I believe this is the intended behavior for LanguageConverter.

This issue should be fixed in the template:

Change the wikitext from

{{lang|{{{1}}}|{{{4}}}}}

to

{{lang|{{{1}}}|-{kk|{{{4}}}}-}}

should fix the issue.

in this example, it seems that the problem is in the template, but in fact this happens with simple texts that are outside the template.

For example you can see this screen, where all II. VII turns into ЫЫ ВЫЫ, and heir presumptive into һеір пресұмптіве,

photo5190843606922018613.jpg (1×591 px, 105 KB)

Oh yeah, there are some conversion issues with Roman numerals.

No, it’s not only Roman numerals, if you look clearly you can see English words too, which turned into Cyrillic one. I notice this error in the Wikipedia mobile app, as well as in the phone browser

I think you misunderstand how the conversion work.

The one you expected is kk (unconverted, "mix-script") instead of kk-Cyrl (converted to Cyrl) as the converter won't know whether each Latn words need to be converted or not respectively, so you need to specify the behavior on each "Latn - not to convert" words.

Yes, I know about that, but idk where i can change it

So the issue is there's no place to change the language variant to kk in Wikipedia mobile app, right?

LGoto triaged this task as Medium priority.Dec 5 2022, 5:28 PM
Dbrant subscribed.

It sounds like this might be a duplicate of T305383?
I noticed that the above task is closed, but the last comment from Anthony is that it's still reproducible.

So the issue is there's no place to change the language variant to kk in Wikipedia mobile app, right?

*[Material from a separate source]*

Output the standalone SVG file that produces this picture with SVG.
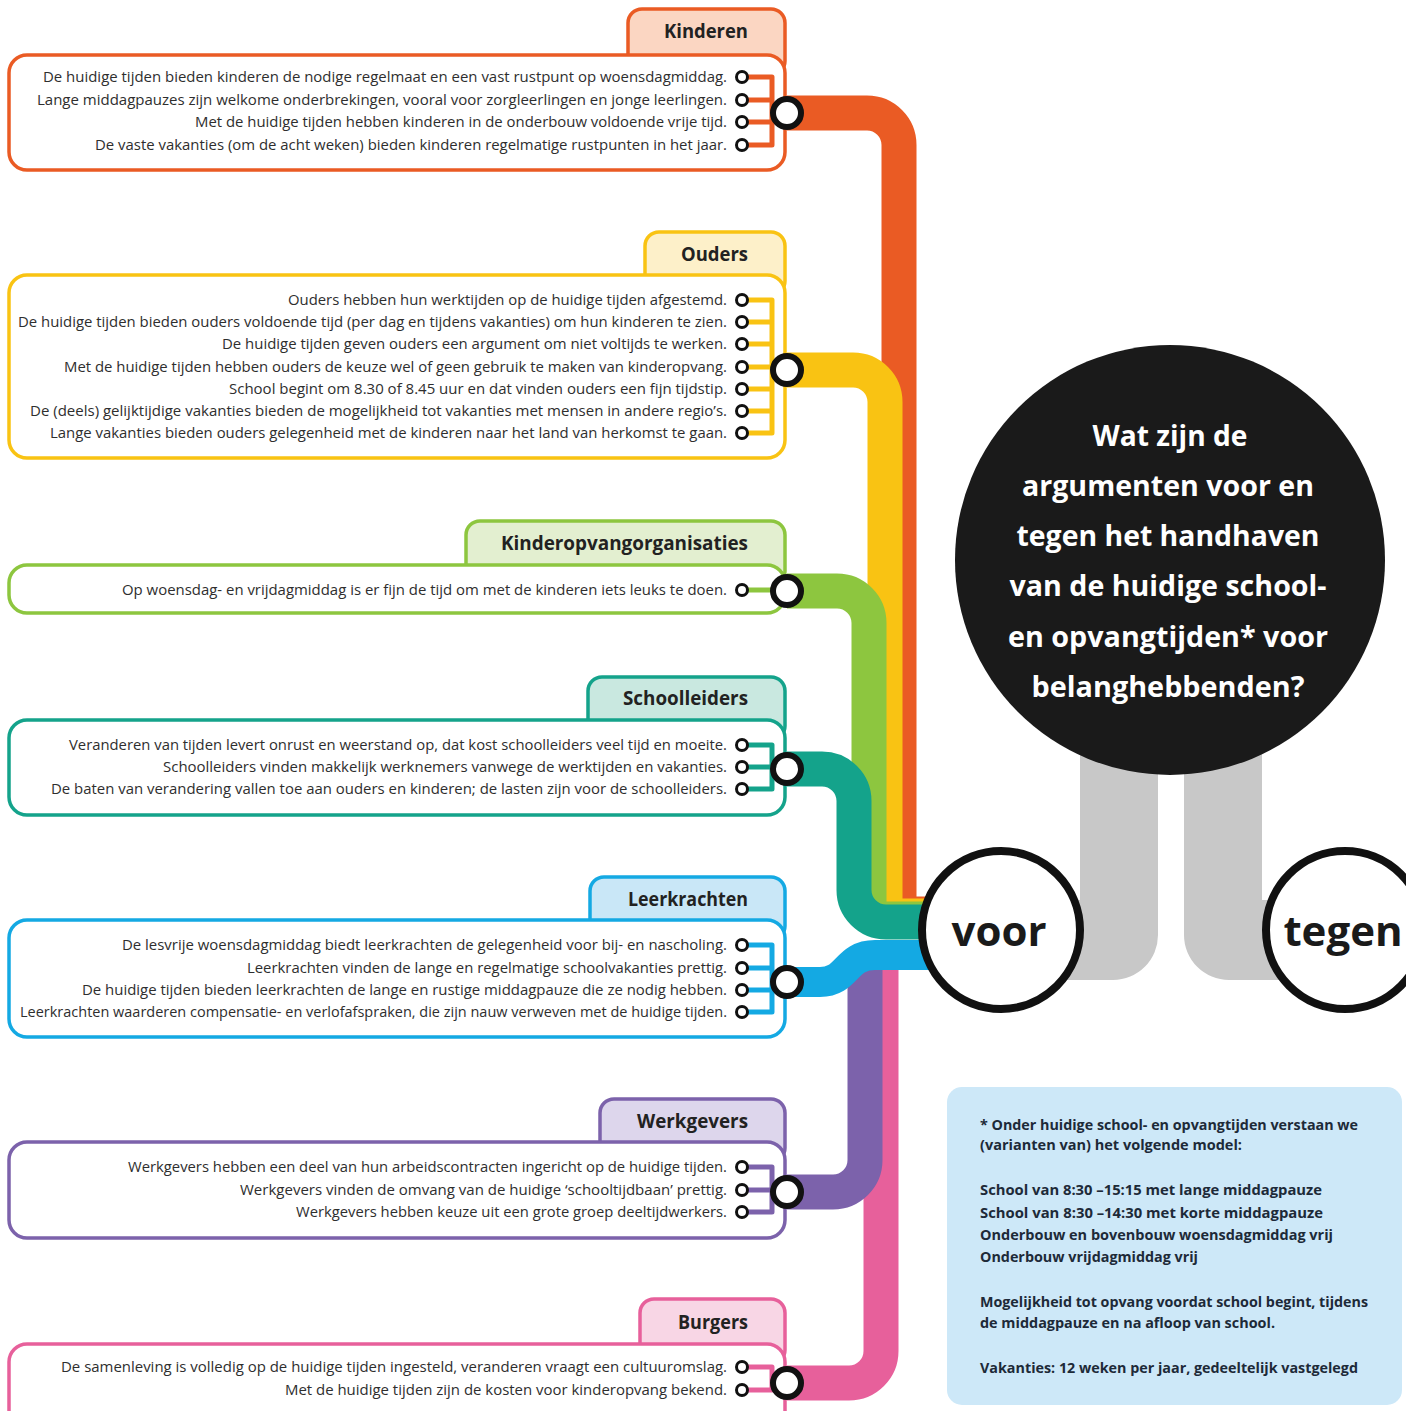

No, there is no such need. English text is automatically converted to Cyrillic, but it should not change at all.

It sounds like this might be a duplicate of T305383?
I noticed that the above task is closed, but the last comment from Anthony is that it's still reproducible.

Sounds like a different issue from this one.

English text is automatically converted to Cyrillic, but it should not change at all.

Based on your description:

Please deal with this issue by fixing https://kk.wikipedia.org/wiki/Template:Lang

Үлгі:Lang
<span lang="{{{1}}}" xml:lang="{{{1}}}">{{#ifeq:{{lc:{{{1}}}}}|kk|{{{2}}}|-{{{{2}}}}-}}</span><noinclude>{{Doc}}</noinclude>

Example with LanguageConverter -{ syntax: https://zh.wikipedia.org/wiki/Template:Lang?action=edit

As the template https://kk.wikipedia.org/wiki/Template:Lang has been cascaded, full-protected, I cannot directly fix the template.

By the way, there's another task about mark not-to-convert texts by detecting the lang= attribute:

T39617: Do not convert text marked as being in another language with a lang attribute

so the problem is not only in the template, but also in plain text, in the same article about Elizabeth II there is a text ''Tree Tops Hotel'' turns into a Cyrillic version.

so the problem is not only in the template, but also in plain text, in the same article about Elizabeth II there is a text ''Tree Tops Hotel'' turns into a Cyrillic version.

As the reply above: you need to manually "mark them as non-kk text" as the converter won't know if it is or is not.

Removing the app tags, as this is a bug/feature of the legacy language converter. This isn't a Content-Transform-Team bug until/unless we switch to Parsoid read views. Hopefully the Language team can take a look at this.

Things to follow up on:

  1. Template:Lang needs to be fixed on kkwiki to protect the argument from conversion, as @Winston_Sung wrote above.
  2. "Special casing roman numerals" is a bug/feature found in a number of Cyrillic converters. It could be turned off on kk wiki, which would force editors to use -{}- around legit roman numerals, but that's a separate discussion.
  3. @mukhamejan says that "Tree Tops Hotel" is also being affected. We need to look at that markup to see what's going on there; probably it also needs -{}- protection in the wikitext.

1 and (probably) 3 are content issues, not software issues. 2 might be a software fix. T39617: Do not convert text marked as being in another language with a lang attribute would also be a (future) software fix.

Another one screen with same issue

image.png (181×783 px, 14 KB)

Bugreporter subscribed.

Closed as invalid since the old Kazakh converter no longer exists.